Question

Consider a frequency-modulated (FM) signal \[ f(t) = A_c \cos(2\pi f_c t + 3 \sin(2\pi f_1 t) + 4 \sin(6\pi f_1 t)), \] where \( A_c \) and \( f_c \) are, respectively, the amplitude and frequency (in Hz) of the carrier waveform. The frequency \( f_1 \) is in Hz, and assume that \( f_c>100 f_1 \). The peak frequency deviation of the FM signal in Hz is _________.

• A. \( 15f_1 \)
• B. \( 12f_1 \)
• C. \( 4f_1 \)
• D. \( 2f_1 \)

Hint:

For frequency modulation, the peak frequency deviation is the sum of the deviations due to all modulating signals.

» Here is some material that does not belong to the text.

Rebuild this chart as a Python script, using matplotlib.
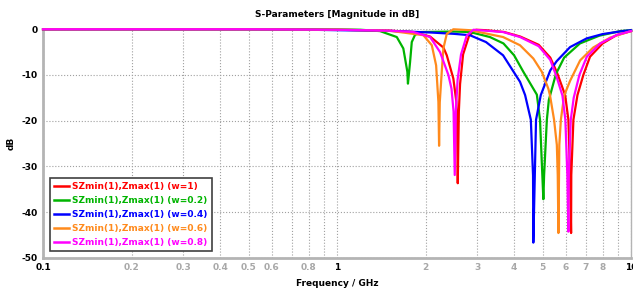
import numpy as np
import matplotlib.pyplot as plt
from matplotlib.ticker import FixedLocator

# values (frequency in GHz, magnitude in dB)
f_w1 = [0.1, 0.5, 1.0, 1.5, 1.818, 2.072, 2.30, 2.361, 2.486, 2.545, 2.56, 2.573,
        2.595, 2.62, 2.683, 2.812, 2.97, 3.2, 3.7, 4.2, 4.85, 5.31, 5.6, 5.965,
        6.12, 6.20, 6.25, 6.26, 6.365, 6.57, 6.88, 7.25, 8.0, 8.94, 10.0]
s_w1 = [0.0, 0.0, -0.1, -0.3, -0.6, -1.6, -4.0, -5.7, -10.8, -15.9, -20.0, -33.7,
        -18.0, -12.0, -5.5, -1.4, -0.1, -0.2, -0.6, -1.6, -3.4, -6.2, -9.5, -14.4,
        -19.8, -31.9, -44.6, -31.9, -19.8, -14.4, -10.0, -6.0, -3.1, -1.25, -0.4]

f_w02 = [0.1, 0.5, 1.0, 1.2, 1.40, 1.596, 1.68, 1.734, 1.742, 1.771, 1.795, 1.842,
         1.942, 2.5, 2.83, 3.31, 3.68, 4.0, 4.30, 4.65, 4.78, 4.90, 4.99, 5.03,
         5.06, 5.17, 5.25, 5.55, 5.92, 6.7, 7.8, 9.18, 10.0]
s_w02 = [0.0, 0.0, -0.05, -0.1, -0.4, -1.7, -4.2, -9.3, -11.9, -7.2, -2.8, -1.2,
         -0.6, -0.5, -0.6, -1.7, -3.1, -5.7, -9.3, -13.0, -14.3, -19.8, -31.9, -37.2,
         -31.9, -19.8, -15.5, -9.8, -6.2, -3.1, -1.4, -0.4, -0.2]

f_w04 = [0.1, 0.5, 0.8, 1.0, 1.5, 2.07, 2.5, 2.83, 3.21, 3.67, 4.19, 4.36, 4.56,
         4.64, 4.65, 4.75, 4.93, 5.31, 5.58, 6.2, 7.06, 8.0, 9.35, 10.0]
s_w04 = [0.0, 0.0, -0.1, -0.2, -0.35, -0.7, -1.0, -1.3, -2.8, -5.7, -11.5, -14.4, -19.8,
         -32.0, -46.7, -19.8, -14.4, -9.0, -7.0, -3.9, -2.0, -1.05, -0.4, -0.2]

f_w06 = [0.1, 0.5, 1.0, 1.5, 1.966, 2.10, 2.172, 2.211, 2.223, 2.235, 2.270, 2.299,
         2.361, 2.486, 2.83, 3.67, 4.19, 4.65, 4.97, 5.23, 5.30, 5.47, 5.59, 5.63,
         5.66, 5.70, 5.77, 5.92, 6.20, 6.71, 7.43, 8.5, 10.0]
s_w06 = [0.0, 0.0, -0.1, -0.3, -1.3, -3.5, -7.9, -15.9, -25.5, -16.0, -9.3, -4.2,
         -1.0, 0.0, -0.2, -1.7, -3.5, -6.4, -9.3, -13.0, -14.5, -19.8, -25.3, -31.9,
         -44.6, -25.3, -19.8, -14.5, -11.3, -6.8, -4.0, -1.8, -0.4]

f_w08 = [0.1, 0.5, 1.0, 1.5, 1.818, 2.072, 2.240, 2.391, 2.45, 2.49, 2.513, 2.535,
         2.57, 2.64, 2.76, 2.91, 3.67, 4.19, 4.85, 5.31, 5.58, 5.84, 5.976, 6.07,
         6.12, 6.14, 6.235, 6.38, 6.67, 7.07, 7.85, 8.94, 10.0]
s_w08 = [0.0, 0.0, -0.1, -0.3, -0.6, -1.7, -5.0, -10.0, -13.0, -18.0, -31.9, -18.0,
         -11.0, -5.5, -1.4, -0.1, -0.6, -1.7, -3.7, -6.7, -10.4, -14.5, -19.8, -31.9,
         -44.3, -31.9, -19.8, -15.0, -10.0, -6.0, -3.1, -1.25, -0.4]

labels = ["SZmin(1),Zmax(1) (w=1)", "SZmin(1),Zmax(1) (w=0.2)",
          "SZmin(1),Zmax(1) (w=0.4)", "SZmin(1),Zmax(1) (w=0.6)",
          "SZmin(1),Zmax(1) (w=0.8)"]
colors = ["#ff0000", "#00b400", "#0000ff", "#ff8a1c", "#ff00ff"]
series = [(f_w1, s_w1), (f_w02, s_w02), (f_w04, s_w04), (f_w06, s_w06), (f_w08, s_w08)]

major_x = [0.1, 1, 10]
major_x_labels = ["0.1", "1", "10"]
minor_x = [0.2, 0.3, 0.4, 0.5, 0.6, 0.7, 0.8, 0.9, 2, 3, 4, 5, 6, 7, 8, 9]
minor_x_labels = ["0.2", "0.3", "0.4", "0.5", "0.6", "", "0.8", "",
                  "2", "3", "4", "5", "6", "7", "8", ""]
y_ticks = [0, -10, -20, -30, -40, -50]

plt.rcParams['font.family'] = ['DejaVu Sans']
fig = plt.figure(figsize=(6.33, 2.91), dpi=100)
ax = fig.add_axes([0.068, 0.1144, 0.929, 0.785])

for (f, s), c, lab in zip(series, colors, labels):
    ax.plot(f, s, color=c, lw=1.6, label=lab, clip_on=False, zorder=3)

ax.set_xscale('log')
ax.set_xlim(0.1, 10)
ax.set_ylim(-50, 0)

ax.xaxis.set_major_locator(FixedLocator(major_x))
ax.xaxis.set_minor_locator(FixedLocator(minor_x))
ax.set_xticklabels(major_x_labels, fontweight='bold', fontsize=6.5)
ax.set_xticklabels(minor_x_labels, minor=True,
                   fontweight='bold', fontsize=6.5, color='#a8a8a8')
ax.set_yticks(y_ticks)
ax.set_yticklabels([str(v) for v in y_ticks], fontweight='bold', fontsize=6.5)
ax.tick_params(axis='both', which='both', length=0, pad=4)

ax.grid(True, which='both', axis='x', ls=':', color='#a0a0a0', lw=0.8)
ax.grid(True, which='major', axis='y', ls=':', color='#a0a0a0', lw=0.8)

for side in ['left', 'bottom']:
    ax.spines[side].set_color('#b4b4b4')
    ax.spines[side].set_linewidth(2)
ax.spines['top'].set_visible(False)
ax.spines['right'].set_color('#b4b4b4')
ax.spines['right'].set_linewidth(1)

ax.set_title("S-Parameters [Magnitude in dB]", fontsize=6.5, fontweight='bold', pad=9)
ax.set_xlabel("Frequency / GHz", fontsize=6.5, fontweight='bold', labelpad=5)
ax.set_ylabel("dB", fontsize=6.5, fontweight='bold', labelpad=4)

leg = ax.legend(loc='lower left', bbox_to_anchor=(0.012, 0.029), borderaxespad=0,
                prop={'weight': 'bold', 'size': 6.5}, fancybox=False,
                handlelength=1.6, handletextpad=0.4, labelspacing=0.55,
                borderpad=0.45, framealpha=1)
leg.get_frame().set_edgecolor('#404040')
leg.get_frame().set_linewidth(1.2)
for txt, c in zip(leg.get_texts(), colors):
    txt.set_color(c)
for h in leg.get_lines():
    h.set_linewidth(1.8)

plt.savefig("out.png", dpi=100)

Each modulating signal contributes to the frequency deviation based on its amplitude and frequency.

Answer 1

The Correct Option is A

The general form of the FM signal is: \[ f(t) = A_c \cos(2\pi f_c t + \Delta \omega \cdot m(t)), \] where \( \Delta \omega \) is the frequency deviation, and \( m(t) \) is the modulating signal.
The given FM signal has two modulating signals: \( 3 \sin(2\pi f_1 t) \) and \( 4 \sin(6\pi f_1 t) \).
The frequency deviation caused by the first modulating signal \( 3 \sin(2\pi f_1 t) \) is given by the amplitude of the signal multiplied by the frequency of the modulating signal:
\[ \Delta \omega_1 = 3 \cdot f_1. \] The frequency deviation caused by the second modulating signal \( 4 \sin(6\pi f_1 t) \) is: \[ \Delta \omega_2 = 4 \cdot 3f_1 = 12f_1. \] The total peak frequency deviation is the sum of the deviations from both modulating signals: \[ \Delta \omega_{{total}} = 3f_1 + 12f_1 = 15f_1. \] Thus, the peak frequency deviation is \( 15f_1 \).